= Thomas Pheasant =

American interior designer (born 1955)

Thomas Pheasant (born 1955) is an American interior designer based in Washington, D.C. He founded Thomas Pheasant Studios and has collaborated with furniture brands like Baker and McGuire Furniture.

== Early life and education ==
Thomas Pheasant was born in Washington, D.C. in 1955, and raised in Adelphi, Maryland. He attended the University of Maryland, where he initially studied architecture before switching to interior design. During his studies, Pheasant gained early professional experience working as an assistant to designer Victor Shagari for four years.

== Career ==
Pheasant was named "Dean of American Design" by Architectural Digest (US edition) in 2005 and received an award from Andrew Martin International. He was reportedly the first American designer to exhibit at the Pavilion des Antiquaires et des Beaux Arts in Paris. In 2012, Pheasant was hired by the Blair House Restoration Fund to refresh the interior and design portions of the Blair House, the official guest residence of the United States President.

In 2013, Pheasant founded Thomas Pheasant Studios in Washington, D.C., which produces limited-edition furniture. He has undertaken residential and commercial projects in the United States, Europe, and Asia, including work for the Hay-Adams Hotel and projects for BET co-founder Sheila Johnson. He was commissioned to decorate and design parts of the Blair House, the guest house for the White House. Thomas Pheasant has also worked on Georgetown's Rosewood Hotel, designing the interiors of six townhouses associated with the property. After the two decades of searching for inspiration in Europe and other parts of the words, he finally finds one in Japan.

=== Collections ===
==== Baker ====
Pheasant launched a furniture collection with Baker Furniture in 2002, titled The Thomas Pheasant Collection. The collection incorporates neoclassical influences.

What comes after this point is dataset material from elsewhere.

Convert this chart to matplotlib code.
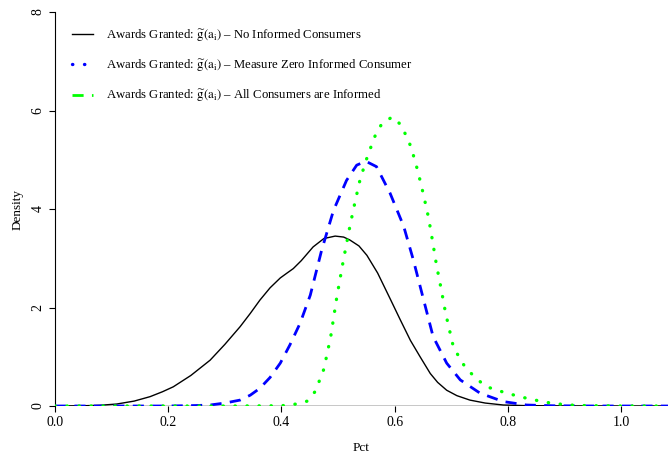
import numpy as np
import matplotlib.pyplot as plt
from matplotlib.lines import Line2D

plt.rcParams['font.family'] = ['Liberation Serif', 'DejaVu Serif']
plt.rcParams['mathtext.fontset'] = 'stix'

# density curves for the share of awards granted
black_x = [0.0, 0.05, 0.08, 0.109, 0.14, 0.168, 0.19, 0.209, 0.24, 0.274, 0.30, 0.327, 0.345,
           0.362, 0.38, 0.398, 0.41, 0.421, 0.435, 0.456, 0.475, 0.495, 0.51, 0.521, 0.537,
           0.551, 0.57, 0.592, 0.61, 0.628, 0.645, 0.663, 0.676, 0.692, 0.71, 0.733, 0.76,
           0.792, 0.83, 0.9, 1.0, 1.083]
black_y = [0.0, 0.005, 0.015, 0.04, 0.10, 0.19, 0.29, 0.39, 0.62, 0.93, 1.25, 1.61, 1.88,
           2.15, 2.40, 2.60, 2.70, 2.79, 2.95, 3.23, 3.40, 3.45, 3.43, 3.37, 3.25,
           3.06, 2.70, 2.18, 1.75, 1.33, 1.00, 0.66, 0.48, 0.32, 0.21, 0.12, 0.06,
           0.02, 0.008, 0.002, 0.0, 0.0]

blue_x = [0.0, 0.2, 0.25, 0.274, 0.30, 0.327, 0.345, 0.362, 0.38, 0.398, 0.415, 0.433, 0.451,
          0.471, 0.492, 0.515, 0.533, 0.549, 0.568, 0.592, 0.616, 0.633, 0.648, 0.668, 0.692,
          0.716, 0.751, 0.792, 0.833, 0.88, 0.95, 1.083]
blue_y = [0.0, 0.0, 0.01, 0.02, 0.06, 0.12, 0.22, 0.36, 0.58, 0.87, 1.24, 1.68, 2.25,
          3.16, 3.97, 4.58, 4.89, 4.97, 4.86, 4.32, 3.65, 2.97, 2.30, 1.41, 0.87,
          0.53, 0.26, 0.09, 0.02, 0.005, 0.0, 0.0]

green_x = [0.0, 0.3, 0.40, 0.426, 0.446, 0.46, 0.475, 0.487, 0.498, 0.509, 0.521, 0.530, 0.539,
           0.552, 0.567, 0.578, 0.596, 0.612, 0.629, 0.641, 0.651, 0.660, 0.667, 0.674, 0.682,
           0.690, 0.704, 0.726, 0.760, 0.798, 0.839, 0.880, 0.922, 1.0, 1.083]
green_y = [0.0, 0.0, 0.005, 0.04, 0.10, 0.30, 0.75, 1.4, 2.22, 2.93, 3.65, 4.14, 4.60,
           5.07, 5.53, 5.74, 5.87, 5.70, 5.26, 4.77, 4.29, 3.82, 3.35, 2.86, 2.39,
           1.89, 1.19, 0.76, 0.40, 0.26, 0.14, 0.05, 0.01, 0.0, 0.0]

xticks = [0.0, 0.2, 0.4, 0.6, 0.8, 1.0]
yticks = [0, 2, 4, 6, 8]

labels = [r'Awards Granted: $\widetilde{\mathrm{g}}(\mathrm{a_i})$ – No Informed Consumers',
          r'Awards Granted: $\widetilde{\mathrm{g}}(\mathrm{a_i})$ – Measure Zero Informed Consumer',
          r'Awards Granted: $\widetilde{\mathrm{g}}(\mathrm{a_i})$ – All Consumers are Informed']

fig = plt.figure(figsize=(6.68, 4.54), dpi=100)
ax = fig.add_axes([55/668, 48/454, 613/668, 394/454])

ax.axhline(0, color='#bebebe', lw=1.2, zorder=1)
ax.plot(black_x, black_y, color='black', lw=1.0, zorder=3)
ax.plot(blue_x, blue_y, color='blue', lw=2.0, linestyle=(0, (4, 3)), zorder=3)
ax.plot(green_x, green_y, color='#00ff00', lw=2.4, linestyle=(0, (0.1, 3.5)),
        dash_capstyle='round', zorder=3)

ax.set_xlim(0, 1.083)
ax.set_ylim(0, 8)
ax.set_xticks(xticks)
ax.set_xticklabels(['%.1f' % v for v in xticks])
ax.set_yticks(yticks)
ax.set_yticklabels([str(v) for v in yticks], rotation=90, va='center')
ax.tick_params(axis='both', length=4, width=0.8, labelsize=10, pad=3.5)

for s in ['top', 'right', 'bottom']:
    ax.spines[s].set_visible(False)
ax.spines['left'].set_bounds(0, 8)
ax.spines['left'].set_linewidth(0.8)

ax.set_xlabel('Pct', fontsize=9.5, labelpad=9)
ax.set_ylabel('Density', fontsize=9.5, labelpad=6)

handles = [Line2D([], [], color='black', lw=1.0),
           Line2D([], [], color='blue', lw=2.4, linestyle=(0, (0.1, 3.5)), dash_capstyle='round'),
           Line2D([], [], color='#00ff00', lw=2.0, linestyle=(0, (4, 3)))]
ax.legend(handles, labels, loc='upper left', bbox_to_anchor=(66/668, 1 - 21/454),
          bbox_transform=fig.transFigure, frameon=False, fontsize=9.2,
          handlelength=1.6, handletextpad=1.0, labelspacing=1.1, borderpad=0)

fig.savefig('out.png', dpi=100)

==== McGuire Furniture ====
Pheasant has collaborated with McGuire Furniture on two collections: The Thomas Pheasant Collection, featuring indoor furniture using materials including rattan, leather, bronze, glass, and stone, and The Thomas Pheasant Outdoor Collection for outdoor use.

== Style ==
Pheasant's design style has been described as applying a "contemporary dimension to classical design." He has stated that his style is inspired by traditional architecture. Taste of Life Magazine has characterized his design philosophy as "classic minimalism, tradition, and vision with a balanced tranquility.”

== Publications ==
Books featuring work by Thomas Pheasant include:
- Mirror by Design: Using Reflection to Transform (1996)
- Showcase of Interior Design (1997)
- Eclectic Style in Interior Design (1998)
- American Designers' Houses (2004)
- Spectacular Homes of Greater Washington (2006)
- House Beautiful Colors for Your Home (2008)
- Regency Redux (2008)
- Robert A.M. Stern, Buildings & Projects 2004-2009 (2009)
- Simply Serene (2013) - With Victoria Sant, published by Rizzoli International Publications
- Decorating with Carpets: The Stark Tradition (2015)
- Jonas: The Art of Fine Upholstery (2015)
- Interior Design Master Class (2016)

== Awards and recognition ==
Pheasant received the Design Icon Award at the Las Vegas Market in 2016, and the Andrew Martin International Designer of the Year Award in 1997.